Wednesday, September 23, 2009

HOLY RELIC OF OLSON CULT RETRIEVED FROM SUBTERRANEAN GROTTO

It started out innocently enough, I mentioned so many of the fascicles of A Curriculum of the Soul were printed by mimeo and they were so beautifully done. "Because of Guy Berard," Albert Glover said. Berard was the artist and designer involved. "Where is the machine, I'd like to take some photos of it?" I asked. "You did the printing yourself, right?" "Photos, yes, photos - that's a good idea, that's a very good idea.." he said looking me up and down as if measuring something in a distracted way. "Can't do it today. You'll have to come back tomorrow, today we have the..the piano tuner. Yes that's it the piano tuner. Come back tomorrow at three. The mimeo is not here. It is up on campus. We'll go tomorrow." The next day he drove. Said he'd be able to find parking. I noticed a small archaic symbol and mystical number combination struck to his window. "This will let us pass." he said. The road turned and twisted in the labyrinth of odd appearing building. They were typical two and three family wooden structures like those found in rundown slums through-out the Northeast.

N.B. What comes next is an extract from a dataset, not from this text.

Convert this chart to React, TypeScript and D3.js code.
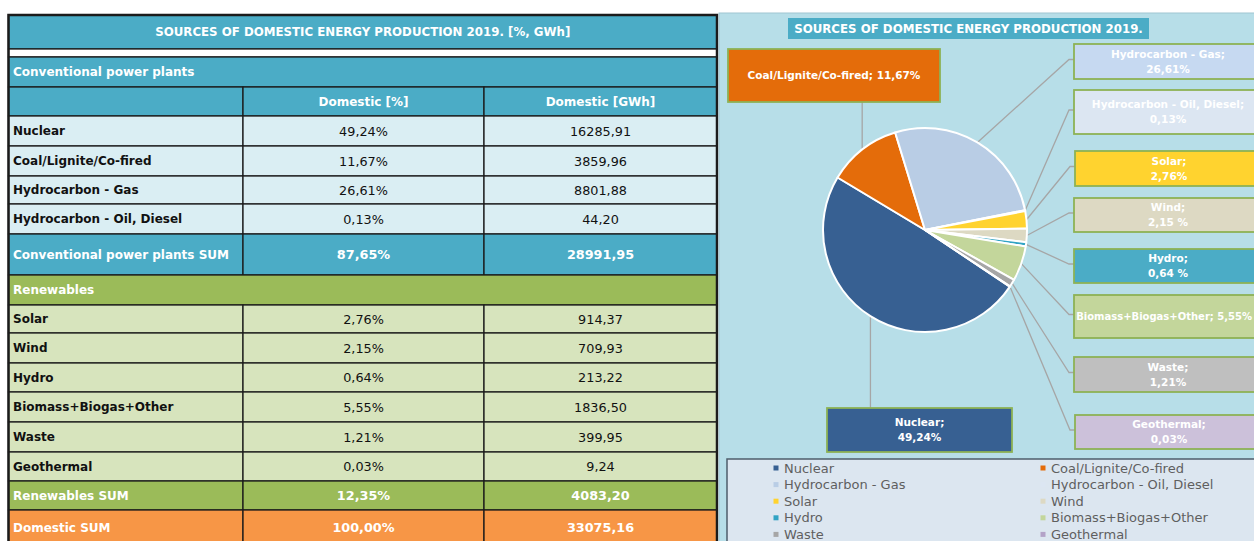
import React from "react";
import * as d3 from "d3";

// ---------------- DATA ----------------
const tableTitle = "SOURCES OF DOMESTIC ENERGY PRODUCTION 2019. [%, GWh]";
const chartTitle = "SOURCES OF DOMESTIC ENERGY PRODUCTION 2019.";
const columnHeaders = ["Domestic [%]", "Domestic [GWh]"];

const conventionalTitle = "Conventional power plants";
const conventionalNames = ["Nuclear", "Coal/Lignite/Co-fired", "Hydrocarbon - Gas", "Hydrocarbon - Oil, Diesel"];
const conventionalPct = [49.24, 11.67, 26.61, 0.13];
const conventionalGWh = [16285.91, 3859.96, 8801.88, 44.2];

const renewableTitle = "Renewables";
const renewableNames = ["Solar", "Wind", "Hydro", "Biomass+Biogas+Other", "Waste", "Geothermal"];
const renewablePct = [2.76, 2.15, 0.64, 5.55, 1.21, 0.03];
const renewableGWh = [914.37, 709.93, 213.22, 1836.5, 399.95, 9.24];

const sumLabels = ["Conventional power plants SUM", "Renewables SUM", "Domestic SUM"];
const sumPct = [87.65, 12.35, 100.0];
const sumGWh = [28991.95, 4083.2, 33075.16];

// pie labels: a space before "%" in some of the original labels
const pctSpaced = [false, false, false, false, false, true, true, false, false, false];
const labelOneLine = [false, true, false, false, false, false, false, true, false, false];

// ---------------- STYLE / LAYOUT ----------------
const FONT = "'DejaVu Sans', Verdana, sans-serif";
const C_BLUE = "#4BACC6";
const C_LBLUE = "#DAEEF3";
const C_GREEN = "#9BBB59";
const C_LGREEN = "#D7E4BD";
const C_ORANGE = "#F79646";
const C_LINE = "#1b1b1b";

const sliceColors = ["#376092", "#E46C0A", "#B9CDE5", "#DCE6F2", "#FFD32F", "#DDD9C3", "#31A3C4", "#C3D69B", "#A6A6A6", "#B3A2C7"];
const boxColors = ["#376092", "#E46C0A", "#C6D9F1", "#DCE6F2", "#FFD32F", "#DDD9C3", "#4BACC6", "#C3D69B", "#BFBFBF", "#CCC1DA"];

const rowHeights = [34, 8, 30, 29, 30, 30, 28, 30, 41, 30, 28, 30, 29, 30, 30, 29, 29, 35];
const TABLE_TOP = 15;
const colX = [8.5, 243, 484, 717];

// label box layout (by slice index)
const labelBoxes = [
  { x: 827, y: 408, w: 185, h: 44 },
  { x: 728, y: 49, w: 212, h: 53 },
  { x: 1074, y: 44, w: 188, h: 35 },
  { x: 1074, y: 90, w: 188, h: 44 },
  { x: 1075, y: 151, w: 188, h: 35 },
  { x: 1074, y: 198, w: 188, h: 34 },
  { x: 1074, y: 249, w: 188, h: 34 },
  { x: 1074, y: 295, w: 188, h: 43 },
  { x: 1074, y: 357, w: 188, h: 35 },
  { x: 1075, y: 415, w: 188, h: 34 },
];

const fmt2 = (v: number) => d3.format(".2f")(v).replace(".", ",");

type Row = {
  kind: "title" | "gap" | "section" | "header" | "item" | "sum";
  label?: string;
  pct?: number;
  gwh?: number;
  fill?: string;
};

export default function App() {
  const rows: Row[] = [
    { kind: "title", label: tableTitle, fill: C_BLUE },
    { kind: "gap", fill: "#ffffff" },
    { kind: "section", label: conventionalTitle, fill: C_BLUE },
    { kind: "header", fill: C_BLUE },
    ...conventionalNames.map((n, i) => ({ kind: "item" as const, label: n, pct: conventionalPct[i], gwh: conventionalGWh[i], fill: C_LBLUE })),
    { kind: "sum", label: sumLabels[0], pct: sumPct[0], gwh: sumGWh[0], fill: C_BLUE },
    { kind: "section", label: renewableTitle, fill: C_GREEN },
    ...renewableNames.map((n, i) => ({ kind: "item" as const, label: n, pct: renewablePct[i], gwh: renewableGWh[i], fill: C_LGREEN })),
    { kind: "sum", label: sumLabels[1], pct: sumPct[1], gwh: sumGWh[1], fill: C_GREEN },
    { kind: "sum", label: sumLabels[2], pct: sumPct[2], gwh: sumGWh[2], fill: C_ORANGE },
  ];
  const rowY = [TABLE_TOP, ...Array.from(d3.cumsum(rowHeights)).map((v) => TABLE_TOP + v)];
  const tableW = colX[3] - colX[0];

  // pie
  const names = [...conventionalNames, ...renewableNames];
  const pcts = [...conventionalPct, ...renewablePct];
  const cx = 925, cy = 230, R = 102;
  const start = (123.7 * Math.PI) / 180;
  const pie = d3.pie<number>().sort(null).startAngle(start).endAngle(start + 2 * Math.PI);
  const arcs = pie(pcts);
  const arcGen = d3.arc<d3.PieArcDatum<number>>().innerRadius(0).outerRadius(R);

  const legendY = d3.scaleLinear().domain([0, 4]).range([468, 534.4]);
  const legendX = d3.scaleOrdinal<number, number>().domain([0, 1]).range([776, 1043]);

  return (
    <svg width={1254} height={541} style={{ position: "absolute", left: 0, top: 0 }} fontFamily={FONT}>
      <rect x={0} y={0} width={1254} height={541} fill="#ffffff" />

      {/* ---------- TABLE ---------- */}
      {rows.map((r, i) => {
        const y = rowY[i];
        const h = rowHeights[i];
        const mid = y + h / 2;
        const merged = r.kind === "title" || r.kind === "gap" || r.kind === "section";
        const isWhite = r.kind !== "item";
        const txtCol = isWhite ? "#ffffff" : "#111111";
        return (
          <g key={i}>
            {merged ? (
              <rect x={colX[0]} y={y} width={tableW} height={h} fill={r.fill} stroke={C_LINE} strokeWidth={1.3} />
            ) : (
              [0, 1, 2].map((c) => (
                <rect key={c} x={colX[c]} y={y} width={colX[c + 1] - colX[c]} height={h} fill={r.fill} stroke={C_LINE} strokeWidth={1.3} />
              ))
            )}
            {r.kind === "title" && (
              <text x={(colX[0] + colX[3]) / 2} y={mid} dy="0.36em" textAnchor="middle" fill="#fff" fontWeight="bold" fontSize={11.8}>
                {r.label}
              </text>
            )}
            {(r.kind === "section" || r.kind === "item" || r.kind === "sum") && (
              <text x={13} y={mid} dy="0.36em" fill={txtCol} fontWeight="bold" fontSize={12}>
                {r.label}
              </text>
            )}
            {r.kind === "header" &&
              columnHeaders.map((t, c) => (
                <text key={c} x={(colX[c + 1] + colX[c + 2]) / 2} y={mid} dy="0.36em" textAnchor="middle" fill="#fff" fontWeight="bold" fontSize={12}>
                  {t}
                </text>
              ))}
            {(r.kind === "item" || r.kind === "sum") && (
              <>
                <text x={(colX[1] + colX[2]) / 2} y={mid} dy="0.36em" textAnchor="middle" fill={txtCol} fontWeight={r.kind === "sum" ? "bold" : "normal"} fontSize={12.8}>
                  {fmt2(r.pct!) + "%"}
                </text>
                <text x={(colX[2] + colX[3]) / 2} y={mid} dy="0.36em" textAnchor="middle" fill={txtCol} fontWeight={r.kind === "sum" ? "bold" : "normal"} fontSize={12.8}>
                  {fmt2(r.gwh!)}
                </text>
              </>
            )}
          </g>
        );
      })}
      <rect x={colX[0]} y={TABLE_TOP} width={tableW} height={560} fill="none" stroke={C_LINE} strokeWidth={2.5} />

      {/* ---------- PIE PANEL ---------- */}
      <rect x={719} y={13} width={540} height={540} fill="#B7DEE8" stroke="#9FC6D1" strokeWidth={1} />
      <rect x={788} y={18} width={361} height={21} fill={C_BLUE} />
      <text x={968.5} y={28.5} dy="0.36em" textAnchor="middle" fill="#fff" fontWeight="bold" fontSize={11.8}>
        {chartTitle}
      </text>

      {/* leader lines */}
      {arcs.map((a, i) => {
        const m = (a.startAngle + a.endAngle) / 2;
        const ax = cx + R * Math.sin(m);
        const ay = cy - R * Math.cos(m);
        const b = labelBoxes[i];
        let d: string;
        if (i === 0) d = `M${ax},${ay}L${ax},${b.y}`;
        else if (i === 1) d = `M${ax},${ay}L${ax},${b.y + b.h}`;
        else {
          const by = b.y + b.h / 2 - 2;
          d = `M${ax},${ay}L${b.x - 5},${by}L${b.x},${by}`;
        }
        return <path key={i} d={d} fill="none" stroke="#A6A6A6" strokeWidth={1.3} />;
      })}

      {/* slices */}
      <g transform={`translate(${cx},${cy})`}>
        {arcs.map((a, i) => (
          <path key={i} d={arcGen(a) || ""} fill={sliceColors[i]} stroke="#ffffff" strokeWidth={2} strokeLinejoin="round" />
        ))}
      </g>

      {/* label boxes */}
      {arcs.map((a, i) => {
        const b = labelBoxes[i];
        const pctTxt = fmt2(pcts[i]) + (pctSpaced[i] ? " %" : "%");
        const bx = b.x + b.w / 2;
        const by = b.y + b.h / 2;
        const oneLineFits = b.x + b.w <= 1254;
        return (
          <g key={i}>
            <rect x={b.x} y={b.y} width={b.w} height={b.h} fill={boxColors[i]} stroke="#8DB255" strokeWidth={1.8} />
            {labelOneLine[i] ? (
              oneLineFits ? (
                <text x={bx} y={by} dy="0.36em" textAnchor="middle" fill="#fff" fontWeight="bold" fontSize={10.5}>
                  {names[i] + "; " + pctTxt}
                </text>
              ) : (
                <text x={1252} y={by} dy="0.36em" textAnchor="end" fill="#fff" fontWeight="bold" fontSize={10}>
                  {names[i] + "; " + pctTxt}
                </text>
              )
            ) : (
              <>
                <text x={bx} y={by - 7.5} dy="0.36em" textAnchor="middle" fill="#fff" fontWeight="bold" fontSize={10.5}>
                  {names[i] + ";"}
                </text>
                <text x={bx} y={by + 7.5} dy="0.36em" textAnchor="middle" fill="#fff" fontWeight="bold" fontSize={10.5}>
                  {pctTxt}
                </text>
              </>
            )}
          </g>
        );
      })}

      {/* legend */}
      <rect x={727} y={459} width={540} height={90} fill="#DCE6F0" stroke="#4F5D6B" strokeWidth={1.5} />
      {names.map((n, i) => {
        const col = i % 2;
        const row = Math.floor(i / 2);
        const x = legendX(col);
        const y = legendY(row);
        return (
          <g key={i}>
            <rect x={x - 2.5} y={y - 2.5} width={5} height={5} fill={sliceColors[i]} />
            <text x={x + 8} y={y} dy="0.36em" fill="#5f5f5f" fontSize={13}>
              {n}
            </text>
          </g>
        );
      })}
    </svg>
  );
}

Yet these had no peeling paint and there were crowds of carpenters swarming the buildings, rebuilding porches, replacing weak boards and putting on new shutters. I was hopelessly lost and feeling more discontent looking over at my intently focused driver.

The unreal village went on forever. Suddenly he swerved, miraculously a place opened, where I saw none but a moment ago. "It has been thirty years since I have been this way." Glover said. "I must go first, to be sure the way is still open."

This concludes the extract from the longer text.